Inflation is also running slightly higher than the Bank predicted in August in its last Inflation Report. Then, Mr King said: "It is more likely than not that later this year I will need to write a letter to the Chancellor to explain why inflation has fallen more than 1 percentage point below the target." Inflation will probably rise above 2 per cent early next year.
Although inflation is extremely low by British historical standards, it is still high internationally. Annual CPI inflation has been negative in the euro area, US and Japan for some time.
Opinion was divided on whether the inflation figures mean it is more or less likely that the Bank will extend its policy of quantitative easing at the November meeting of the Monetary Policy Committee. Howard Archer of Global Insight said: "The data will fuel suspicion that the Bank could yet extend its quantitative easing programme by a further £25bn to £200bn given its still serious concerns about the strength and sustainability of the recovery."
However Simon Ward, the chief economist at Henderson, said: "Today's numbers do not warrant a further expansion of the Bank's quantitative easing programme. There is evidence that the Bank's gilt-buying is creating excess liquidity in the economy and a further monetary injection could lead to an accelerating decline in the currency."
Little of the Bank's intention was given away by Mr Bean yesterday. He rejected the idea that the commercial banks were "sitting on reserves" and argued that QE was working through, making it easier for companies to raise funds though equity and bond issues.
Benefit rates: Pensioners to get £2.40
This month's inflation figures will be used by the Government as the basis for the uprating of many pensions and benefits next April.

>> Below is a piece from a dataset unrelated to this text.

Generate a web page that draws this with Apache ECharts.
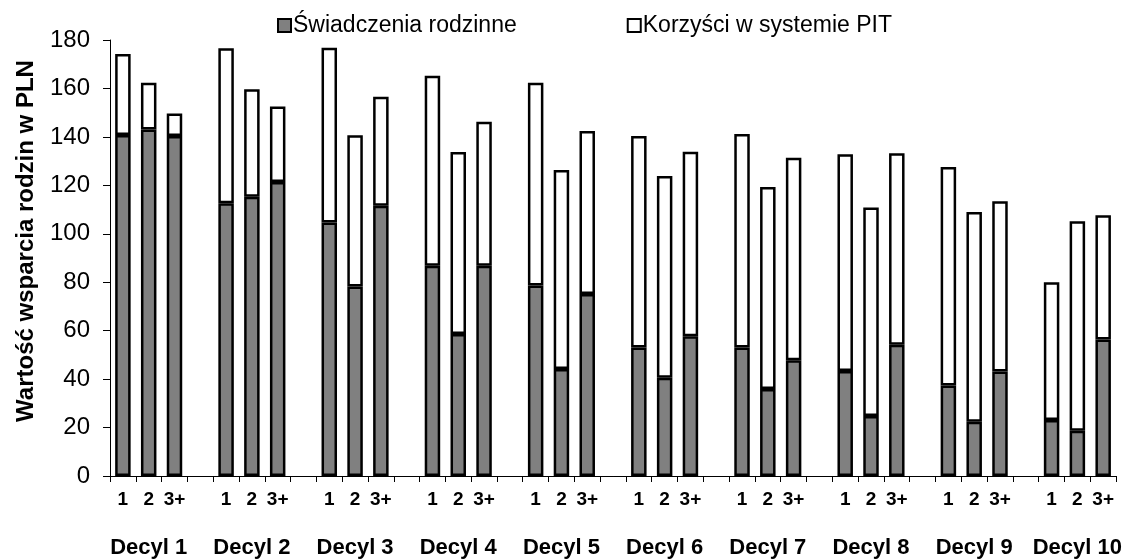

The current negative RPI rate would logically imply a cut in the pension – politically unthinkable – or at least a freeze. But after the backlash against the 75p increase in the basic state pension in April 2000, when inflation was similarly ultra-low, ministers agreed to an underpinning arrangement – a minimum rise of 2.5 per cent. As a result, the basic state pension will rise from £95.25 to £97.65 for a single pensioner, and from £152.30 to £156.15 for a couple, a real-terms increase close to the rise in average earnings. (Though oddly, the calculation of weightings for the RPI excludes pensioner households.)
Other non-income related benefits such as incapacity benefit and disability living allowance are also linked to RPI, but with no positive minimum; they will be unchanged.
The big public-sector pension schemes – the NHS, the Civil Service, teachers and the armed forces – as well as some in the private sector are also linked to RPI, but without any minimum rise being applied, so they will be frozen – still a real terms increase.
Income-related benefits such as jobseeker's allowance, housing benefit and income support are linked to a special variety of the RPI called the Rossi Index, after a social security minister in the last Conservative government, Sir Hugh Rossi, who introduced it. The Rossi index is RPI less rent, mortgage interest and council tax. In September the annual rise was 1.8 per cent.